Defeating this inner monster and stopping or at least slowing the nauseating drumbeat means doing more than living with our shields at the ready. It means more than cultivating inner virtue and habits of the heart, though these are important. It means being able to see the beginnings of temptation, to catch its shadow coming around the corner, and run. It means recognizing that you cannot beat it. You cannot stand against it on your own. Look how many better men than you have fallen! It means fleeing to where you know there are reinforcements, where the hosts of Heaven are strongest. It means dialing up a trusted confidant in Christ the moment desire is born, before it even matures to lingering thoughts, much less into full temptation!

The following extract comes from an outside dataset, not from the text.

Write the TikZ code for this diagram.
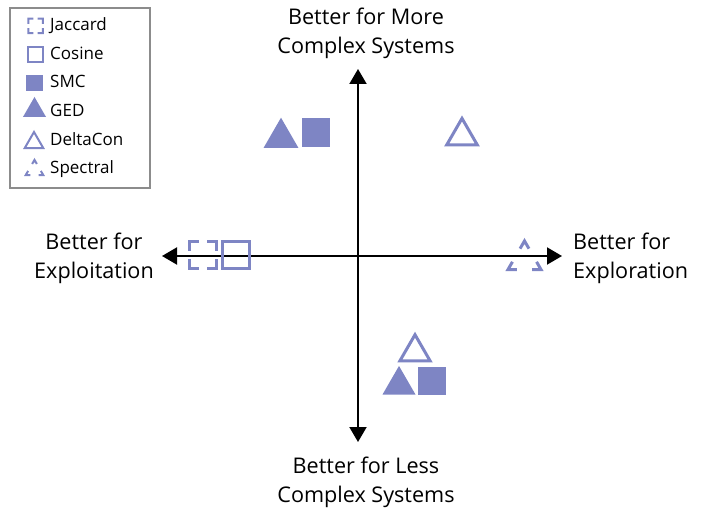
\documentclass[tikz,border=0pt]{standalone}
\usepackage{fontspec}
\setmainfont{Open Sans}
\usetikzlibrary{arrows.meta,shapes.geometric,calc}
\definecolor{markc}{RGB}{126,133,196}
\definecolor{boxgray}{RGB}{140,140,140}

\begin{document}
\begin{tikzpicture}[x=1pt,y=-1pt,
  lbl/.style={align=center,inner sep=0pt,font=\fontsize{21.6}{29}\selectfont},
  lgd/.style={inner sep=0pt,anchor=base west,font=\fontsize{17}{19}\selectfont},
  axis/.style={line width=2pt,{Triangle[length=15pt,width=17pt]}-{Triangle[length=15pt,width=17pt]}},
  sq/.style={rectangle,minimum size=#1,inner sep=0pt,outer sep=0pt},
  tri/.style={regular polygon,regular polygon sides=3,minimum size=#1,inner sep=0pt,outer sep=0pt},
  hollow/.style={draw=markc,line width=#1},
  filled/.style={fill=markc}]
\useasboundingbox (0,0) rectangle (715,508);

% axes
\coordinate (top) at (358,69);
\coordinate (bot) at (358,442);
\coordinate (lft) at (162,256);
\coordinate (rgt) at (562,256);
\draw[axis] (bot) -- (top);
\draw[axis] (lft) -- (rgt);

\node[lbl] (more) at (366,33) {Better for More\\Complex Systems};
\node[lbl] (less) at (366,482) {Better for Less\\Complex Systems};
\node[lbl] (exploit) at (94,258) {Better for\\Exploitation};
\node[lbl,align=left,anchor=west] (explore) at (573,258) {Better for\\Exploration};

% markers
\node[sq=27pt] (jacM) at (203,255) {};
\node[sq=27pt,hollow=3pt] (cosM) at (236,255) {};
\node[sq=28.5pt,filled] (smcM) at (316,132.5) {};
\node[tri=40.4pt,filled] (gedM) at (281,137.9) {};
\node[tri=35.2pt,hollow=3pt] (dcM) at (462,136) {};
\node[tri=38.1pt] (speM) at (524.5,260) {};
\node[tri=35pt,hollow=3pt] (dcB) at (415,352.2) {};
\node[tri=38.1pt,filled] (gedB) at (399,385) {};
\node[sq=28pt,filled] (smcB) at (432,380.5) {};

% legend
\draw[boxgray,line width=1.2pt] (10,8) rectangle (150,188);
\node[sq=14.5pt] (jacL) at (35.5,26) {};
\node[sq=14.5pt,hollow=2pt] (cosL) at (35.5,54.5) {};
\node[sq=16.5pt,filled] (smcL) at (34.5,83) {};
\node[tri=26.6pt,filled] (gedL) at (34.5,110.3) {};
\node[tri=21.4pt,hollow=2pt] (dcL) at (34,142.7) {};
\node[tri=20.2pt] (speL) at (34.5,170) {};
\foreach \t [count=\i] in {Jaccard,Cosine,SMC,GED,DeltaCon,Spectral}
  \node[lgd] (l\i) at (50,{30.5+28.7*(\i-1)}) {\t};

% broken outlines: only the corners are drawn
\foreach \n/\w in {jacM/3pt,jacL/2pt}
  \foreach \c/\a/\b in {north west/north east/south west,north east/north west/south east,south east/south west/north east,south west/south east/north west}
    \draw[markc,line width=\w] ($(\n.\c)!.35!(\n.\a)$) -- (\n.\c) -- ($(\n.\c)!.35!(\n.\b)$);
\foreach \n/\w in {speM/3pt,speL/2pt}
  \foreach \c/\a/\b in {1/2/3,2/3/1,3/1/2}
    \draw[markc,line width=\w] ($(\n.corner \c)!.27!(\n.corner \a)$) -- (\n.corner \c) -- ($(\n.corner \c)!.27!(\n.corner \b)$);
\end{tikzpicture}
\end{document}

Don’t try to reason yourself out of your attraction to that coworker. Flee to a brother who will tell you that what you’re feeling can never be allowed to flower. Find someone who will tell you that you must not even suffer such feelings to survive–someone who will help you stomp them out without mercy. “A man might prevail against one who is alone, two will withstand him—a threefold cord is not quickly broken.”

A New Attitude
What I am proposing is something a little more radical than accountability partners. It is a fundamentally different attitude toward ourselves, one of everlasting mistrust and suspicion. Do not trust yourself. Do not believe in yourself. Do not even turn your back on yourself. Do not dare keep a secret.

This goes against everything our culture tells us, I know. And it goes against something still stronger than our culture: our pride, as men. We want to be seen as self-sufficient and strong. We want to be immovable rocks for God. But I am convinced that any man who thinks this way will become lunch-meat for the first sexual temptation that strikes him. You cannot stand on your own. You will not. None of us can, consistently, and reliably. That’s why God gave us the Church. That’s why He gave us each other.